Key Points
- A naturally formed p-n junction just 3.3 nm thick was discovered in MnBi₆Te₁₀. The junction formed unexpectedly during quantum material research.
- Uneven electron distribution created internal electric fields, acting like semiconductor junctions.
- These junctions are highly light-sensitive and could power future spintronic devices.
- The discovery may complicate some quantum computing plans but opens new avenues in electronics.
In a breakthrough that could reshape the future of nanoelectronics and quantum devices, scientists have discovered that a quantum material can naturally form one of the thinnest semiconductor junctions ever observed — just 3.3 nanometers thick, nearly 25,000 times thinner than a sheet of paper.

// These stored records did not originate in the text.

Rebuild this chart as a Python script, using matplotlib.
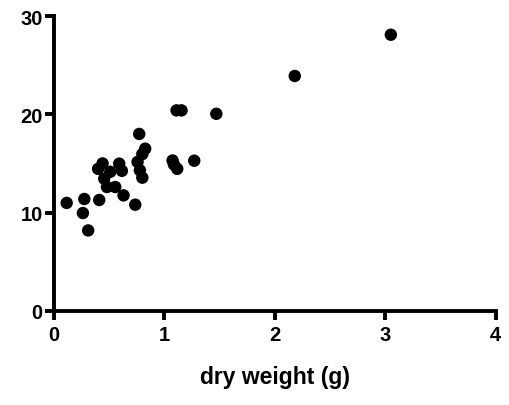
import matplotlib
matplotlib.use('Agg')
import matplotlib.pyplot as plt

# === 数据 ===
dry_weight = [3.05, 2.18, 1.47, 1.11, 1.155, 1.27, 1.074, 1.086, 1.116,
              0.772, 0.826, 0.80, 0.757, 0.778, 0.80, 0.736, 0.63, 0.555,
              0.48, 0.591, 0.615, 0.44, 0.40, 0.455, 0.51, 0.41, 0.275,
              0.262, 0.31, 0.115]
y_values = [28.1, 23.9, 20.05, 20.4, 20.4, 15.28, 15.3, 14.9, 14.45,
            18.0, 16.5, 15.95, 15.15, 14.3, 13.55, 10.8, 11.75, 12.6,
            12.6, 14.98, 14.25, 15.0, 14.45, 13.45, 14.15, 11.28, 11.38,
            9.95, 8.18, 10.98]

x_ticks = [0, 1, 2, 3, 4]
y_ticks = [0, 10, 20, 30]

plt.rcParams['font.family'] = ['Liberation Sans', 'DejaVu Sans']

fig = plt.figure(figsize=(5.09, 4.06), dpi=100)
ax = fig.add_axes([0.106, 0.232, 0.868, 0.726])

ax.scatter(dry_weight, y_values, s=80, color='black', edgecolors='none', zorder=3, clip_on=False)

ax.set_xlim(0, 4)
ax.set_ylim(0, 30)
ax.set_xticks(x_ticks)
ax.set_yticks(y_ticks)

for side in ['top', 'right']:
    ax.spines[side].set_visible(False)
for side in ['left', 'bottom']:
    ax.spines[side].set_linewidth(2.8)
    ax.spines[side].set_capstyle('projecting')

ax.tick_params(width=2.8, length=6.5, direction='out', labelsize=14.5, pad=1.5)
ax.tick_params(axis='x', pad=4)
for lbl in ax.get_xticklabels() + ax.get_yticklabels():
    lbl.set_fontweight('bold')

ax.set_xlabel('dry weight (g)', fontsize=16.5, fontweight='bold', labelpad=15)

fig.savefig('out.png', dpi=100, facecolor='white')
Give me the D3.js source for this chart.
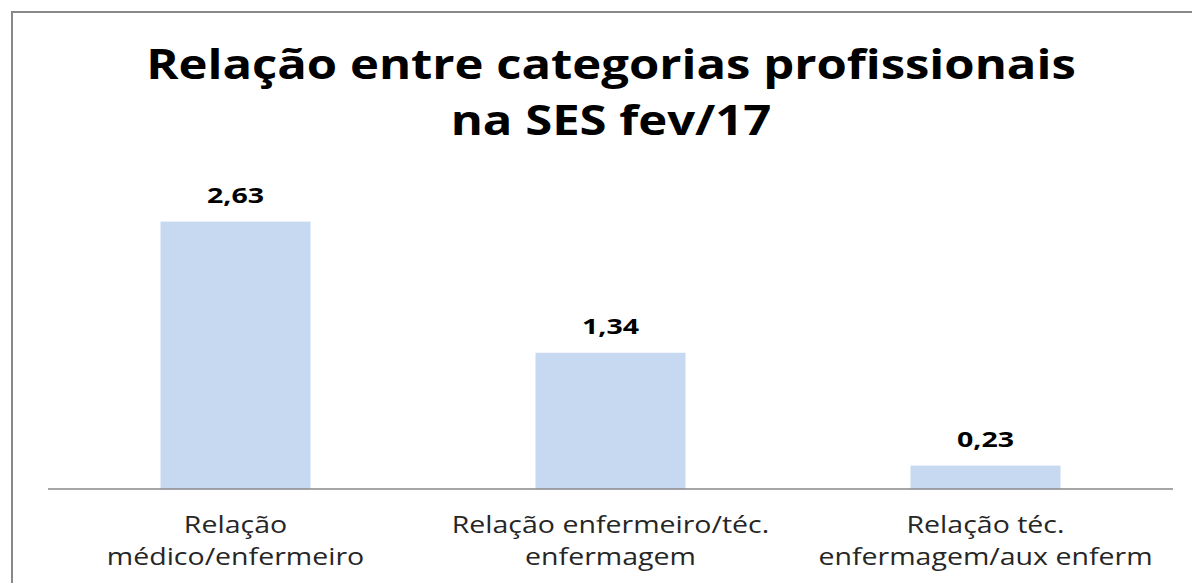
<!doctype html>
<html>
<head>
    <meta charset="UTF-8">
    <title>Relação entre categorias profissionais</title>
    <script src="https://d3js.org/d3.v7.min.js" charset="utf-8"></script>
    <style>
        body { margin: 0; background: #fff; }
        * { font-family: "Open Sans", "DejaVu Sans", sans-serif; }
    </style>
</head>
<body>
<svg id="chart" width="1192" height="583"></svg>
<script>
    // chart data
    var categories = [
        ["Relação", "médico/enfermeiro"],
        ["Relação enfermeiro/téc.", "enfermagem"],
        ["Relação téc.", "enfermagem/aux enferm"]
    ];
    var values = [2.63, 1.34, 0.23];
    var valueLabels = ["2,63", "1,34", "0,23"];
    var titleLines = ["Relação entre categorias profissionais", "na SES fev/17"];

    var width = 1192, height = 583;
    var plotLeft = 48, plotRight = 1173, plotTop = 184, plotBottom = 489;

    var svg = d3.select("#chart");

    // outer frame (only left and top visible in picture)
    svg.append("path")
        .attr("d", "M12," + height + "V12H" + width)
        .attr("fill", "none")
        .attr("stroke", "#898989")
        .attr("stroke-width", 2);

    var x = d3.scaleBand()
        .domain(d3.range(values.length))
        .range([plotLeft, plotRight])
        .paddingInner(0.6)
        .paddingOuter(0.3);

    var y = d3.scaleLinear()
        .domain([0, 3])
        .range([plotBottom, plotTop]);

    // the original text is a wide font, so stretch it horizontally
    function wideText(sel, cx, cy, sx) {
        return sel.attr("transform", function(d, i) {
            return "translate(" + cx(d, i) + "," + cy(d, i) + ") scale(" + sx + ",1)";
        });
    }

    // title
    svg.selectAll("text.title")
        .data(titleLines)
        .enter().append("text")
            .attr("class", "title")
            .call(wideText, function() { return 611; }, function(d, i) { return 79 + i * 56; }, 1.167)
            .attr("text-anchor", "middle")
            .attr("font-size", 42)
            .attr("font-weight", "bold")
            .attr("fill", "#000")
            .text(function(d) { return d; });

    // bars
    svg.selectAll("rect.bar")
        .data(values)
        .enter().append("rect")
            .attr("class", "bar")
            .attr("x", function(d, i) { return x(i); })
            .attr("width", x.bandwidth())
            .attr("y", function(d) { return y(d); })
            .attr("height", function(d) { return y(0) - y(d); })
            .attr("fill", "#c6d9f1");

    // value labels
    svg.selectAll("text.value")
        .data(values)
        .enter().append("text")
            .attr("class", "value")
            .call(wideText,
                function(d, i) { return x(i) + x.bandwidth() / 2; },
                function(d) { return y(d) - 19; }, 1.36)
            .attr("text-anchor", "middle")
            .attr("font-size", 21)
            .attr("font-weight", "bold")
            .attr("fill", "#000")
            .text(function(d, i) { return valueLabels[i]; });

    // x axis line
    var xAxis = svg.append("g")
        .attr("transform", "translate(0," + y(0) + ")")
        .call(d3.axisBottom(x).tickSize(0).tickFormat(""));
    xAxis.select(".domain")
        .attr("stroke", "#888")
        .attr("stroke-width", 1.5)
        .attr("d", "M" + plotLeft + ",0H" + plotRight);

    // category labels
    var catLabel = svg.selectAll("text.cat")
        .data(categories)
        .enter().append("text")
            .attr("class", "cat")
            .call(wideText,
                function(d, i) { return x(i) + x.bandwidth() / 2; },
                function() { return 533; }, 1.24)
            .attr("text-anchor", "middle")
            .attr("font-size", 23)
            .attr("fill", "#262626");
    catLabel.selectAll("tspan")
        .data(function(d) { return d; })
        .enter().append("tspan")
            .attr("x", 0)
            .attr("y", function(d, j) { return j * 32; })
            .text(function(d) { return d; });
</script>
</body>
</html>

Researchers from the University of Chicago Pritzker School of Molecular Engineering (UChicago PME) and Pennsylvania State University were studying the electronic behavior of MnBi₆Te₁₀, a topological material with quantum properties. These materials allow electricity to travel along their edges without resistance, making them highly promising for next-generation computing.
The team infused MnBi₆Te₁₀ with antimony, aiming to create a charge-neutral quantum material. While standard tests confirmed neutrality, a closer look using ultrafast laser-based trARPES (time- and angle-resolved photoemission spectroscopy) revealed something unexpected: electrons were unevenly distributed within the crystal’s atomic layers. This unevenness created tiny internal electric fields, mimicking naturally occurring p-n junctions — key components in semiconductors used in nearly all electronic devices.
“This was a big surprise,” said Asst. Prof. Shuolong Yang. “We weren’t trying to make this junction, but the material made one on its own.”
These self-forming p-n junctions offer a pathway to ultra-miniaturized electronics and respond strongly to light, making them potentially useful in spintronics. This technology leverages an electron’s spin rather than charge for data storage.
The phenomenon is believed to result from atomic swapping between manganese and antimony, which causes internal charge differences. Though this could complicate some quantum computing applications, it opens the door to new functionality in electronics and photonics.
The UChicago team is now working on thin-film versions of MnBi₆Te₁₀, aiming for better control over the material’s electronic behavior and greater device scalability. “This is the beauty of basic research,” said Yang. “We aimed for one goal and discovered something that could change everything.”